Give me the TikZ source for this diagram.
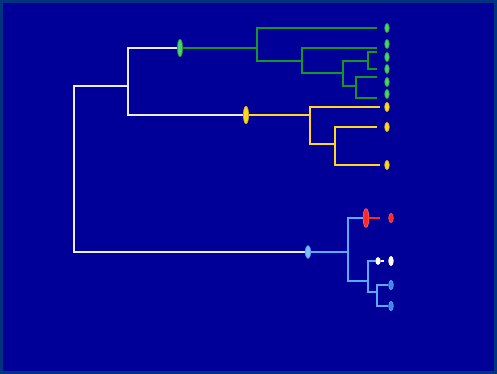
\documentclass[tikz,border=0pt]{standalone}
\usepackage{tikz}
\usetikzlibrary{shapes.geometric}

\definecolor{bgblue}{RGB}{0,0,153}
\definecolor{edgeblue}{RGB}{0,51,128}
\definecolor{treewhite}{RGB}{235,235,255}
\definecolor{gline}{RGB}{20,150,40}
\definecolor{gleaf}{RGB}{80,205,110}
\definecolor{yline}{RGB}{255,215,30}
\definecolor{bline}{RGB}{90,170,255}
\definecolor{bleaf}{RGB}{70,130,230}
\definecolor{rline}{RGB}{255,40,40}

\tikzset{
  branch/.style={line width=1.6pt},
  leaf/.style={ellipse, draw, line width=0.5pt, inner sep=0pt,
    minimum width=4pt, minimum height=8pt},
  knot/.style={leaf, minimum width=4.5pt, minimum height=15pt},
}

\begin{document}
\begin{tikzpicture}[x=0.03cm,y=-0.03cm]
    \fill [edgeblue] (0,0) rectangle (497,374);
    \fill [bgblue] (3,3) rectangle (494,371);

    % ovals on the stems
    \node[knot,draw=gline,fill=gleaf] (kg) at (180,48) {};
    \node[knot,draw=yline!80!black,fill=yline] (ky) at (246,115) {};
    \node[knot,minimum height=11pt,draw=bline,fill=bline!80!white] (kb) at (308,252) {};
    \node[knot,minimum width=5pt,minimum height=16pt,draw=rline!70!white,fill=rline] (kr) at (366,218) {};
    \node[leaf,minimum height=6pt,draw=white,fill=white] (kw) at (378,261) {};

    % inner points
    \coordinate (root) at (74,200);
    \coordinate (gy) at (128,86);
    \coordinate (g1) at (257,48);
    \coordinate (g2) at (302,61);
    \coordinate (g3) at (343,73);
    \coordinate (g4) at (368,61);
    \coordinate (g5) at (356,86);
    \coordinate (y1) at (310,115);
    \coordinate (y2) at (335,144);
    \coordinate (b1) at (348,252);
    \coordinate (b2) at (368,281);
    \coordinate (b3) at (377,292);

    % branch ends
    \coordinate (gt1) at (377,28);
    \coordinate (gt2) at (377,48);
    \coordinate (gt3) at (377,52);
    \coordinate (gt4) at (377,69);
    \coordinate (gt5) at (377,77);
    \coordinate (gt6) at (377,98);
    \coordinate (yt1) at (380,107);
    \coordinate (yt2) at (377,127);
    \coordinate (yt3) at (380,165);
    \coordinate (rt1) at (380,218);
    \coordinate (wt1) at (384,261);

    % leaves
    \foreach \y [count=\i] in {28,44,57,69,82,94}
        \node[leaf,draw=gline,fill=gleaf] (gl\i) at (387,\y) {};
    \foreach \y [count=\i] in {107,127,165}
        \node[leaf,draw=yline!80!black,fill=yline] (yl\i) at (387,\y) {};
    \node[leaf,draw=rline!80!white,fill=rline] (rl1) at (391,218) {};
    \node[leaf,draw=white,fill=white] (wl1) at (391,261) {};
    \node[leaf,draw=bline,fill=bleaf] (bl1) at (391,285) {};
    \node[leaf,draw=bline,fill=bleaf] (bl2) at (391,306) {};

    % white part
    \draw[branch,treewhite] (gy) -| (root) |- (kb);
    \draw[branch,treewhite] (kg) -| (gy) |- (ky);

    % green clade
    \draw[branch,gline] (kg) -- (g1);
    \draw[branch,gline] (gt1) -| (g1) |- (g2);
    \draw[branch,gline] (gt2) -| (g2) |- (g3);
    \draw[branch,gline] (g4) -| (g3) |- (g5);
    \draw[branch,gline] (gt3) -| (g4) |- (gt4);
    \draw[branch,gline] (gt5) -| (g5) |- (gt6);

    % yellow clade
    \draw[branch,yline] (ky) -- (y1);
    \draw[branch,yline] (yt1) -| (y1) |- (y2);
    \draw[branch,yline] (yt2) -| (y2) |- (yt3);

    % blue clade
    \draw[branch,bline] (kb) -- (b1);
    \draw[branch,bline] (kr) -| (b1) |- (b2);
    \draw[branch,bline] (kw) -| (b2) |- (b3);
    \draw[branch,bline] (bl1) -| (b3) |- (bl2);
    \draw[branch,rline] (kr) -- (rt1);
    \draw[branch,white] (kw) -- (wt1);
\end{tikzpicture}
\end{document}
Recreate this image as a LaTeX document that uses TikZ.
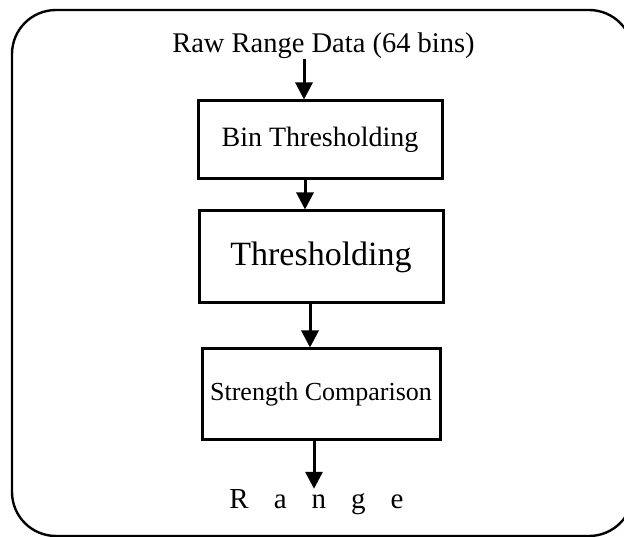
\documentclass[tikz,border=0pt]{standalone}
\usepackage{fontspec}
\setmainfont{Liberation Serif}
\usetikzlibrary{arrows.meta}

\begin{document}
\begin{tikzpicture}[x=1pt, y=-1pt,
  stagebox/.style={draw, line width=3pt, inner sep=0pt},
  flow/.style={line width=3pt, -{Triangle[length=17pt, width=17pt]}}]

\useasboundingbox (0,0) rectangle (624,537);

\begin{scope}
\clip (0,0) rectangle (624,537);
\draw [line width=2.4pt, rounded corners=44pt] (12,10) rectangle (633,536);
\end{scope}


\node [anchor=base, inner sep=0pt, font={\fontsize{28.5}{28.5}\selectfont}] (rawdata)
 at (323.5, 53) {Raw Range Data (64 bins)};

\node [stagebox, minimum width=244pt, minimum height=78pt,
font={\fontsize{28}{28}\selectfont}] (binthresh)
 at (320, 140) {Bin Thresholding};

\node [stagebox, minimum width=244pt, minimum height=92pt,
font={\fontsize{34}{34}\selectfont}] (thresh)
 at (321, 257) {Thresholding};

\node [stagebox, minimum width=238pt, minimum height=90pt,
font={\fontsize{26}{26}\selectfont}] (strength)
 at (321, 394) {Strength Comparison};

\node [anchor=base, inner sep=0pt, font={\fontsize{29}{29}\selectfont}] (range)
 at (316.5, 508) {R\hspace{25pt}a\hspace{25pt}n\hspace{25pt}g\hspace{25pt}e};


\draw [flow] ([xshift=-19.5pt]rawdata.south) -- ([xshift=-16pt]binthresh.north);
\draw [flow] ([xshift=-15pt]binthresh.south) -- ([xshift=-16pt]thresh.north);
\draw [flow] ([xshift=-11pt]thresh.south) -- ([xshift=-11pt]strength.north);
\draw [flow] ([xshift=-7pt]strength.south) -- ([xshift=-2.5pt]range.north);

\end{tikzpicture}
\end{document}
☆ ☆ ☆ ☆
### EXERCISE
Copy the lines starting at the line that contains "Recreate this image" and running to the final line of the entries, inclusive; omit all pictures.

### TASK SOLUTION
Recreate this image as a LaTeX document that uses TikZ.
\documentclass[tikz,border=0pt]{standalone}
\usepackage{fontspec}
\setmainfont{Liberation Serif}
\usetikzlibrary{arrows.meta}

\begin{document}
\begin{tikzpicture}[x=1pt, y=-1pt,
  stagebox/.style={draw, line width=3pt, inner sep=0pt},
  flow/.style={line width=3pt, -{Triangle[length=17pt, width=17pt]}}]

\useasboundingbox (0,0) rectangle (624,537);

\begin{scope}
\clip (0,0) rectangle (624,537);
\draw [line width=2.4pt, rounded corners=44pt] (12,10) rectangle (633,536);
\end{scope}


\node [anchor=base, inner sep=0pt, font={\fontsize{28.5}{28.5}\selectfont}] (rawdata)
 at (323.5, 53) {Raw Range Data (64 bins)};

\node [stagebox, minimum width=244pt, minimum height=78pt,
font={\fontsize{28}{28}\selectfont}] (binthresh)
 at (320, 140) {Bin Thresholding};

\node [stagebox, minimum width=244pt, minimum height=92pt,
font={\fontsize{34}{34}\selectfont}] (thresh)
 at (321, 257) {Thresholding};

\node [stagebox, minimum width=238pt, minimum height=90pt,
font={\fontsize{26}{26}\selectfont}] (strength)
 at (321, 394) {Strength Comparison};

\node [anchor=base, inner sep=0pt, font={\fontsize{29}{29}\selectfont}] (range)
 at (316.5, 508) {R\hspace{25pt}a\hspace{25pt}n\hspace{25pt}g\hspace{25pt}e};


\draw [flow] ([xshift=-19.5pt]rawdata.south) -- ([xshift=-16pt]binthresh.north);
\draw [flow] ([xshift=-15pt]binthresh.south) -- ([xshift=-16pt]thresh.north);
\draw [flow] ([xshift=-11pt]thresh.south) -- ([xshift=-11pt]strength.north);
\draw [flow] ([xshift=-7pt]strength.south) -- ([xshift=-2.5pt]range.north);

\end{tikzpicture}
\end{document}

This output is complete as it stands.